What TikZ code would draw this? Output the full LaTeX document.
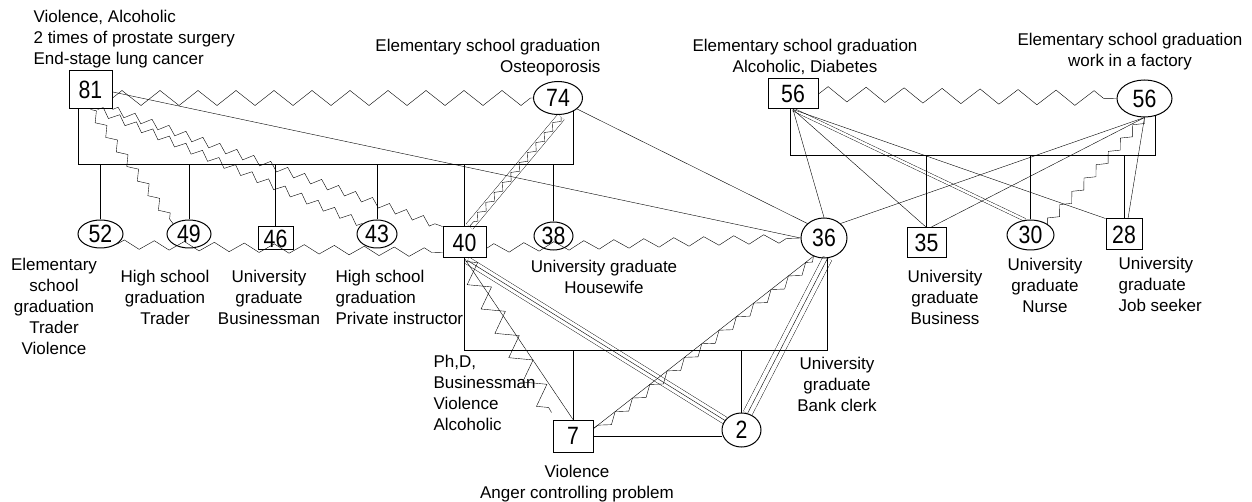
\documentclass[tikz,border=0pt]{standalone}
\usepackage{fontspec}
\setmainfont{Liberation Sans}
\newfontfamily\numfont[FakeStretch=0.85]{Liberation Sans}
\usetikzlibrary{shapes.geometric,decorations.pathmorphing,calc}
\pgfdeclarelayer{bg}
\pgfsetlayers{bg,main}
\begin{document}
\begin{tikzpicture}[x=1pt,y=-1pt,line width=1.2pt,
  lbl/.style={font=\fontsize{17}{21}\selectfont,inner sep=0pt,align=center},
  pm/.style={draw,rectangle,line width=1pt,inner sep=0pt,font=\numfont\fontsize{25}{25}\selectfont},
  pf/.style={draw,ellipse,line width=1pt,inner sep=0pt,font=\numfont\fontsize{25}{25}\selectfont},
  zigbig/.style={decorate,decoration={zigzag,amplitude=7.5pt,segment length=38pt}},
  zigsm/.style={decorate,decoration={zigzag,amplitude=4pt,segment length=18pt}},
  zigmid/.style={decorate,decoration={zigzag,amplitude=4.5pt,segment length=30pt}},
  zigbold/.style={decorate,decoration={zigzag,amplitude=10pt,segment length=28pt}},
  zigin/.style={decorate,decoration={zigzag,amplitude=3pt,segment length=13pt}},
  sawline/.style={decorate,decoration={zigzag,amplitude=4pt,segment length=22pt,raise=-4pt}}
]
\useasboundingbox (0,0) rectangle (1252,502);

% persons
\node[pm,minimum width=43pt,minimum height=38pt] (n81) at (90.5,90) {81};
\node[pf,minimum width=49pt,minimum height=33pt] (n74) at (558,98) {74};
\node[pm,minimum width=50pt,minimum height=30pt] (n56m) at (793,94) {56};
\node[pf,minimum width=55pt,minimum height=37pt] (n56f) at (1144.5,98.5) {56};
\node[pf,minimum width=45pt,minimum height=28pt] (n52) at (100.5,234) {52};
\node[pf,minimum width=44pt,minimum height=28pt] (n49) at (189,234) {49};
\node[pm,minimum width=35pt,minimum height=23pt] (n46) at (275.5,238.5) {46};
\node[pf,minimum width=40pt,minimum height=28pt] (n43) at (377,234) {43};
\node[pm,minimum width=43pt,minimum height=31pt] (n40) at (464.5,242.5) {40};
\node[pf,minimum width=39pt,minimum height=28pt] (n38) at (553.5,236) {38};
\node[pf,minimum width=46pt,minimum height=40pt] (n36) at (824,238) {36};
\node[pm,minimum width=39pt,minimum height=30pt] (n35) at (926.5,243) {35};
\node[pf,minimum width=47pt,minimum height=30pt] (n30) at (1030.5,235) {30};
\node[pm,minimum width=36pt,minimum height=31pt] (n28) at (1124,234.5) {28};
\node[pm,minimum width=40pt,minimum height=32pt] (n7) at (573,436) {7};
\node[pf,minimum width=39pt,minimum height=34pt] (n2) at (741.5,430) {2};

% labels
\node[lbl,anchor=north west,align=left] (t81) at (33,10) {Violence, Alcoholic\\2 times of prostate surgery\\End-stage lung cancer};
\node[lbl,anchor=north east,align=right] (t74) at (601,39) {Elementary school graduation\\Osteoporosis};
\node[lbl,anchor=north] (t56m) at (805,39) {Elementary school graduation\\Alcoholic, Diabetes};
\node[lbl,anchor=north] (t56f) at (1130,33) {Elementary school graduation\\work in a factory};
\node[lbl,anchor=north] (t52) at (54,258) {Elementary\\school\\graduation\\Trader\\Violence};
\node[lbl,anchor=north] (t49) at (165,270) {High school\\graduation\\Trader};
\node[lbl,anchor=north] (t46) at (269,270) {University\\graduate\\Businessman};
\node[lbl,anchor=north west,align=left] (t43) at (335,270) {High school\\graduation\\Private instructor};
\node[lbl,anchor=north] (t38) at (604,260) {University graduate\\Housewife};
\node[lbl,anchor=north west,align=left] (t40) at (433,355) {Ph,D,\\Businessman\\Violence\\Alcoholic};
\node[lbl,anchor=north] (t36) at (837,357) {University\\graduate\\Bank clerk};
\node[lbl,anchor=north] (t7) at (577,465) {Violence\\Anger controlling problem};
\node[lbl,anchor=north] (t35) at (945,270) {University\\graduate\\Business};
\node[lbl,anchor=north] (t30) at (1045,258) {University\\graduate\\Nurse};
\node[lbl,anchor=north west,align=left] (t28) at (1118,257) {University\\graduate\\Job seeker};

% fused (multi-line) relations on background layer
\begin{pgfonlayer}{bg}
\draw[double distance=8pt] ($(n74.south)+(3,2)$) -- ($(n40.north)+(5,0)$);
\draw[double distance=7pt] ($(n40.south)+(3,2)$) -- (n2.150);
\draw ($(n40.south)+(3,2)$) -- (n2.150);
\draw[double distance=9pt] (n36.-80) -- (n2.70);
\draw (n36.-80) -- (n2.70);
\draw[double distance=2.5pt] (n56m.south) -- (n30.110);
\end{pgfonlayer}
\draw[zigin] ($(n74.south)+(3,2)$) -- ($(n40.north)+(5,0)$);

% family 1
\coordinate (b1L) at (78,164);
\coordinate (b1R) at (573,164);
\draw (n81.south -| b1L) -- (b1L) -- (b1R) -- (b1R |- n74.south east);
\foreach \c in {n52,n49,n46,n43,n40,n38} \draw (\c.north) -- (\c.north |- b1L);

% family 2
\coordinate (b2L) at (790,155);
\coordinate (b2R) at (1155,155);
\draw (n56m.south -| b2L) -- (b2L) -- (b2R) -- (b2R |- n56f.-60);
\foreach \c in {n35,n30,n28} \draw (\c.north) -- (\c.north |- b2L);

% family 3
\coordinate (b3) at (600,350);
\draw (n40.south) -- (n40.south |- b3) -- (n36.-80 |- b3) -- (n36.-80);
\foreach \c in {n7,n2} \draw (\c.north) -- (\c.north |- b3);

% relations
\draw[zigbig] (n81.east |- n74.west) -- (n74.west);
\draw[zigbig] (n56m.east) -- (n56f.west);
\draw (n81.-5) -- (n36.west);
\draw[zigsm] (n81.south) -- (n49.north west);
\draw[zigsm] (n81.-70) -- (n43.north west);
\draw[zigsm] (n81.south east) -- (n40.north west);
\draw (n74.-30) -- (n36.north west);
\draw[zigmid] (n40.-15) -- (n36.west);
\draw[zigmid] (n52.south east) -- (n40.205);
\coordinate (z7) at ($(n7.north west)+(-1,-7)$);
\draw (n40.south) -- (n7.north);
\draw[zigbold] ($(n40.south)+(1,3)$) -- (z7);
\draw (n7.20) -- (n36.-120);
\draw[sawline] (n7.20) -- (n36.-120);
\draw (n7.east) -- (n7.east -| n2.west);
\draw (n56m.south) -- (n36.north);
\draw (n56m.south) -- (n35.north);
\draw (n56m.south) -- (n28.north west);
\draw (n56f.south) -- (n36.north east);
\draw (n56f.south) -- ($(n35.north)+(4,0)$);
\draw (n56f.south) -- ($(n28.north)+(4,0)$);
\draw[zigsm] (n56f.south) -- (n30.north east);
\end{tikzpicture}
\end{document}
·····
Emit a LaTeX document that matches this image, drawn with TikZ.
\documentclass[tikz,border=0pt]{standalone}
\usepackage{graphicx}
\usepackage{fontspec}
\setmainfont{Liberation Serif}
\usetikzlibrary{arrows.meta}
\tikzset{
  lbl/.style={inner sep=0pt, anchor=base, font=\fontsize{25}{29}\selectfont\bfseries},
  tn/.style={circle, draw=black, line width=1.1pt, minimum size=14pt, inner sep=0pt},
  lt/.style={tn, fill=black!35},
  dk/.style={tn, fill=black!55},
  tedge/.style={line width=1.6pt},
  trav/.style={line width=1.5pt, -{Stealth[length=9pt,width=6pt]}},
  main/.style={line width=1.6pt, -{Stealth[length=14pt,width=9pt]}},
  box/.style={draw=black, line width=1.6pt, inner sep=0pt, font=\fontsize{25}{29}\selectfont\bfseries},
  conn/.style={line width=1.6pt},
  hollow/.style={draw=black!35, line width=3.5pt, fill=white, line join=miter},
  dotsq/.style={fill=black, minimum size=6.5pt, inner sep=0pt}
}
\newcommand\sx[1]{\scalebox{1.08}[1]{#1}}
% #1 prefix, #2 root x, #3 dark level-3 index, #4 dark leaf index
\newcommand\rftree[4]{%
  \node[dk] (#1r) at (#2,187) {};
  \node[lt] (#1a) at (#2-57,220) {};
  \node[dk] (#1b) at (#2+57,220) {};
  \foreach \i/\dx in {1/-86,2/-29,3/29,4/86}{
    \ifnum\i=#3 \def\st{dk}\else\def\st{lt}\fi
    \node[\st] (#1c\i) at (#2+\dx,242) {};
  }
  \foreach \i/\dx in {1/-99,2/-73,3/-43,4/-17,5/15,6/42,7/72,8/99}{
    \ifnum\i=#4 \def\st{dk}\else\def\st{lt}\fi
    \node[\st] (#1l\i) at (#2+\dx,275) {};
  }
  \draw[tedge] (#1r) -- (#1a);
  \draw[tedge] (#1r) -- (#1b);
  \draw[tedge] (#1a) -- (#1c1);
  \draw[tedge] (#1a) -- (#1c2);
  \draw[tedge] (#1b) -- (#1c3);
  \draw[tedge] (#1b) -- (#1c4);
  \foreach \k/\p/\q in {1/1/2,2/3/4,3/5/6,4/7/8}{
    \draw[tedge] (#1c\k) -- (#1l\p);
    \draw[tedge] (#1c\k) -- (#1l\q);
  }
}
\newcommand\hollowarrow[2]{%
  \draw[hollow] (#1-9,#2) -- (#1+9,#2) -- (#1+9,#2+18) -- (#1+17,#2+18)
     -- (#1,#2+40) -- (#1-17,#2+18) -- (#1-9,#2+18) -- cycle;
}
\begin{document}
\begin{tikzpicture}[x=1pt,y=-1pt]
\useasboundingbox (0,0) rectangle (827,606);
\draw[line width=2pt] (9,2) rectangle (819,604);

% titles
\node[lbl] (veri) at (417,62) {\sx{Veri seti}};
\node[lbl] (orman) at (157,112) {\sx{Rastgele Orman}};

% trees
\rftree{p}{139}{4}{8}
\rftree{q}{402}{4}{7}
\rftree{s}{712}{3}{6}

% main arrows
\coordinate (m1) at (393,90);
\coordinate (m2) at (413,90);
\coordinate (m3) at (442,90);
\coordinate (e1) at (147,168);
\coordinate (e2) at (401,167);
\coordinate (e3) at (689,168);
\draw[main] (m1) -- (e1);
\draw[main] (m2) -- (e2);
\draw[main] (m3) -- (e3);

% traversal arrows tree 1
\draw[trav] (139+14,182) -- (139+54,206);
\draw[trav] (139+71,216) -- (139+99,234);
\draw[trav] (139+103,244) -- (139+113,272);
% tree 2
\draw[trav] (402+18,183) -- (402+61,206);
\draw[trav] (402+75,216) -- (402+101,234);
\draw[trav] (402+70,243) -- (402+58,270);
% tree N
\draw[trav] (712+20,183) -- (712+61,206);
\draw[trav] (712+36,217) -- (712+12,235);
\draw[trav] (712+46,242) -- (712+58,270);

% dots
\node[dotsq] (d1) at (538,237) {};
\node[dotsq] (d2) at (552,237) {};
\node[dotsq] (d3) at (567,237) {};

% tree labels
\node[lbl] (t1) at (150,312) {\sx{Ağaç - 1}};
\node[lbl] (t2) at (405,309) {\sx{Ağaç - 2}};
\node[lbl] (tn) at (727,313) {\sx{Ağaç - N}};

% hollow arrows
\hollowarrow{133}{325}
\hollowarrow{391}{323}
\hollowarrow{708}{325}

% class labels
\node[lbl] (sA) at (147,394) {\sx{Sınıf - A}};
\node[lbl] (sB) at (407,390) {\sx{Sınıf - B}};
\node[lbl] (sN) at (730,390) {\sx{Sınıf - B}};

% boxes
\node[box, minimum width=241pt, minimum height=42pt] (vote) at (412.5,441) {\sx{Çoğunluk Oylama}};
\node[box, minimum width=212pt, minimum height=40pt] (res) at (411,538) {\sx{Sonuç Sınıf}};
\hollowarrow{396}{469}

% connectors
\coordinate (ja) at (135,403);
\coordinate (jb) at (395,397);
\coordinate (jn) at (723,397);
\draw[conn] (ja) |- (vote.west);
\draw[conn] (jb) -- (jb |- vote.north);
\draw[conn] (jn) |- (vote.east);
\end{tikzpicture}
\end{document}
·····
__YOUR TASK__. Pull out only the lines from the one with "What TikZ code" up to and including the one with "(0,0) rectangle (1252,502);", and drop any pictures along the way.

__COMPLETE OUTPUT__.
What TikZ code would draw this? Output the full LaTeX document.
\documentclass[tikz,border=0pt]{standalone}
\usepackage{fontspec}
\setmainfont{Liberation Sans}
\newfontfamily\numfont[FakeStretch=0.85]{Liberation Sans}
\usetikzlibrary{shapes.geometric,decorations.pathmorphing,calc}
\pgfdeclarelayer{bg}
\pgfsetlayers{bg,main}
\begin{document}
\begin{tikzpicture}[x=1pt,y=-1pt,line width=1.2pt,
  lbl/.style={font=\fontsize{17}{21}\selectfont,inner sep=0pt,align=center},
  pm/.style={draw,rectangle,line width=1pt,inner sep=0pt,font=\numfont\fontsize{25}{25}\selectfont},
  pf/.style={draw,ellipse,line width=1pt,inner sep=0pt,font=\numfont\fontsize{25}{25}\selectfont},
  zigbig/.style={decorate,decoration={zigzag,amplitude=7.5pt,segment length=38pt}},
  zigsm/.style={decorate,decoration={zigzag,amplitude=4pt,segment length=18pt}},
  zigmid/.style={decorate,decoration={zigzag,amplitude=4.5pt,segment length=30pt}},
  zigbold/.style={decorate,decoration={zigzag,amplitude=10pt,segment length=28pt}},
  zigin/.style={decorate,decoration={zigzag,amplitude=3pt,segment length=13pt}},
  sawline/.style={decorate,decoration={zigzag,amplitude=4pt,segment length=22pt,raise=-4pt}}
]
\useasboundingbox (0,0) rectangle (1252,502);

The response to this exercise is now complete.